Are you a theologian?
The answer is an emphatic YES! (Don’t worry, it doesn’t hurt!) All Christians are theologians simply because they are Christians. You are a theologian because you “have a faith that seeks understanding” (St. Anselm). The question really is how adequate your theological reflections are in relationship to the faith you profess. Your theology, or understanding of your faith, is affected by your circumstances, past and present. Your life experiences, interaction with Scripture and fellow believers, form and reform your theological world view. Theological development for the non-professional (of which I am one) occurs in the context of congregational life: worship, Bible study, Sunday school, etc.
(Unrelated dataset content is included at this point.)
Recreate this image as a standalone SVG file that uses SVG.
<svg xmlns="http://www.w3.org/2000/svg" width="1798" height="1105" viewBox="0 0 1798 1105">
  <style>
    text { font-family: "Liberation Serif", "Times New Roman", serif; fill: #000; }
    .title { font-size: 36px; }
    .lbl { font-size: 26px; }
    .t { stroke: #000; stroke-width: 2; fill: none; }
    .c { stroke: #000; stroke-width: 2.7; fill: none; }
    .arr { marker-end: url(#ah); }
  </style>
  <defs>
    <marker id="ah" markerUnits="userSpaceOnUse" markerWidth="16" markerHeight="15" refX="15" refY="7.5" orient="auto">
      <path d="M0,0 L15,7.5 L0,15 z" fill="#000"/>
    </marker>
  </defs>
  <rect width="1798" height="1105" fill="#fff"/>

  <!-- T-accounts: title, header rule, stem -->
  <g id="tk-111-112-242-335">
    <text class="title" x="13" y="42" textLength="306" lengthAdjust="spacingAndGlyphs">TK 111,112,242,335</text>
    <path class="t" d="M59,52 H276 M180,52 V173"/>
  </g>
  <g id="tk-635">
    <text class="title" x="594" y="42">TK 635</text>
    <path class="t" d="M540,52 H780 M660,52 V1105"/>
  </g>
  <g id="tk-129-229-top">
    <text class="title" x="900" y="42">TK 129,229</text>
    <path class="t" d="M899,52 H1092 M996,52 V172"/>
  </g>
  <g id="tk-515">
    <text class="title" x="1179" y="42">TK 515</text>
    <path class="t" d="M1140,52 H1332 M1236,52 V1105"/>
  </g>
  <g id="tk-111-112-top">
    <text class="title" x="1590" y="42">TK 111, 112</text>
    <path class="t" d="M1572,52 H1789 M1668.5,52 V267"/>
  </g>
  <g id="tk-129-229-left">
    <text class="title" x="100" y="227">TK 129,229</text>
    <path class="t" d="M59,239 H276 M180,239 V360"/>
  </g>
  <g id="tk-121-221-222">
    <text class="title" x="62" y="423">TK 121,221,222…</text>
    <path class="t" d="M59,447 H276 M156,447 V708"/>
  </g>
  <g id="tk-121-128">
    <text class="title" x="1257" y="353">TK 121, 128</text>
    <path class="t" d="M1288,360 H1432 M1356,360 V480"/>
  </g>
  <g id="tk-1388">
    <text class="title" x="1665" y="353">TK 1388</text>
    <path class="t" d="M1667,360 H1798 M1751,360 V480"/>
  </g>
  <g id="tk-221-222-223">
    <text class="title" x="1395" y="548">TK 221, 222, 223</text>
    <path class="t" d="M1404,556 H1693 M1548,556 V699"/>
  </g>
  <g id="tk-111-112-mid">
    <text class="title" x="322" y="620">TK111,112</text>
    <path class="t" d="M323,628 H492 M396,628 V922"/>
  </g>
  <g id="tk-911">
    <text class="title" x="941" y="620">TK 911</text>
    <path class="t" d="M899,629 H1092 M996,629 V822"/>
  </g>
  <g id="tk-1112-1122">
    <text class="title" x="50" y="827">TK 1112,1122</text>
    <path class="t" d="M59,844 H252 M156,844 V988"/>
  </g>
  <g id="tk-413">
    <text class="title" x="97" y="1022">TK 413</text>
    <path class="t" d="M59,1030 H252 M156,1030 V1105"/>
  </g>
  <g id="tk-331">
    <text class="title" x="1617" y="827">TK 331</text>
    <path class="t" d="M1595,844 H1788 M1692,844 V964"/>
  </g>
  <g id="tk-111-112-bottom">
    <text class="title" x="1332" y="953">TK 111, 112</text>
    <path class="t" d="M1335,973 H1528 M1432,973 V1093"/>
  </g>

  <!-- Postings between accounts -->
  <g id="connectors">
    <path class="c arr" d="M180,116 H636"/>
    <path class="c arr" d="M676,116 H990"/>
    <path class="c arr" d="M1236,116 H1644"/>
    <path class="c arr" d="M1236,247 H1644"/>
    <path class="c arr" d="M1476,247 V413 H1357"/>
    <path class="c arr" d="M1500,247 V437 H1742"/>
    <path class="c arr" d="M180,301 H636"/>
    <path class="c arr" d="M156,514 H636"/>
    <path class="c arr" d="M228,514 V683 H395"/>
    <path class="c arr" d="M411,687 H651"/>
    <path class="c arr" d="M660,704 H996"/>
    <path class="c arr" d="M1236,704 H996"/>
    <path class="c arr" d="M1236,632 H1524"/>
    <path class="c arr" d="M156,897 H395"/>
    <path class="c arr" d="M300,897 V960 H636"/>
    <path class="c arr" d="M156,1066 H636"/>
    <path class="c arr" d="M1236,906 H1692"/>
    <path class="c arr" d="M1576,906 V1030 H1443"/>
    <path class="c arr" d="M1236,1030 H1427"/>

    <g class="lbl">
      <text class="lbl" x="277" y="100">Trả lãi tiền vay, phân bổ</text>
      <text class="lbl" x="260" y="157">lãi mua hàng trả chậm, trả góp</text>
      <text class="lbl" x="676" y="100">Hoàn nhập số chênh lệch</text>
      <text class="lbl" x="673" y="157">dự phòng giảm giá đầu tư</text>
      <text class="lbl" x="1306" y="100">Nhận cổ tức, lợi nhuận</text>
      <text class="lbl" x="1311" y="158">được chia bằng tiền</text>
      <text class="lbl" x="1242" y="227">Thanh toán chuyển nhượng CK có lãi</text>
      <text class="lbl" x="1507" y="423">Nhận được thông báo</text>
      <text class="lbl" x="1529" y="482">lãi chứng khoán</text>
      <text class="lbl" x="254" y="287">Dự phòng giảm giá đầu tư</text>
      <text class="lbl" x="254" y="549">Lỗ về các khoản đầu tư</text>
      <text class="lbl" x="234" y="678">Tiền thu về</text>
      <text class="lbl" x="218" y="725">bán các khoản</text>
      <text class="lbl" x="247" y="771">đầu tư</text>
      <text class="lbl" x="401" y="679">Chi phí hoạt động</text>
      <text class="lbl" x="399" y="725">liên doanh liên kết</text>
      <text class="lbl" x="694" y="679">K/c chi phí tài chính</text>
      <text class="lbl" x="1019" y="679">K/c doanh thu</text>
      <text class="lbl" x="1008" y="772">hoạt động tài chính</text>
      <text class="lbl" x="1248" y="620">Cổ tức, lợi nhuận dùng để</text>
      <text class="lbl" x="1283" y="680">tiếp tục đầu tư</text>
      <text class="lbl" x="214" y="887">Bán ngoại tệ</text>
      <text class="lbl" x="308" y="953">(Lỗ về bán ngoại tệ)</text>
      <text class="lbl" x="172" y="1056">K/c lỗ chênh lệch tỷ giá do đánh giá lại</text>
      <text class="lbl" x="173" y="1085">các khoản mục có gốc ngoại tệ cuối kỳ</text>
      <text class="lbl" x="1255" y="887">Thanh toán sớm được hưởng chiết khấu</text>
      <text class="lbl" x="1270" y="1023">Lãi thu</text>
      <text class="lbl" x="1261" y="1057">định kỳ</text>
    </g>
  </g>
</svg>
Most of us do not spend our lives in deliberate, systematic reflection of theology. We look to the professionals (Martin Luther, St. Augustine, Thomas Aquinas, John Calvin, Dietrich Bonhoeffer, and Walter Bruggeman, among many, many others) for that. But as “ordinary” Christian theologians, we must be guided by our traditions, Holy Scripture, worship, and service in the world. We must always remain open to letting the Holy Spirit stir up our faith and deepen our understanding of the faith that we profess. Oh, and, be willing to be a theologian!
Martin Luther on Theology
“If, however, you feel and are inclined to think you have made it [gained a complete understanding of Scripture], flattering yourself with your own little books, teaching, or writing, because you have done it beautifully and preached excellently; if you are highly pleased when someone praises you in the presence of others; if you perhaps look for praise, and would sulk or quit what you are doing if you did not get it—if you are of that stripe, dear friend, then take yourself by the ears, and if you do this in the right way you will find a beautiful pair of big, long, shaggy donkey ears.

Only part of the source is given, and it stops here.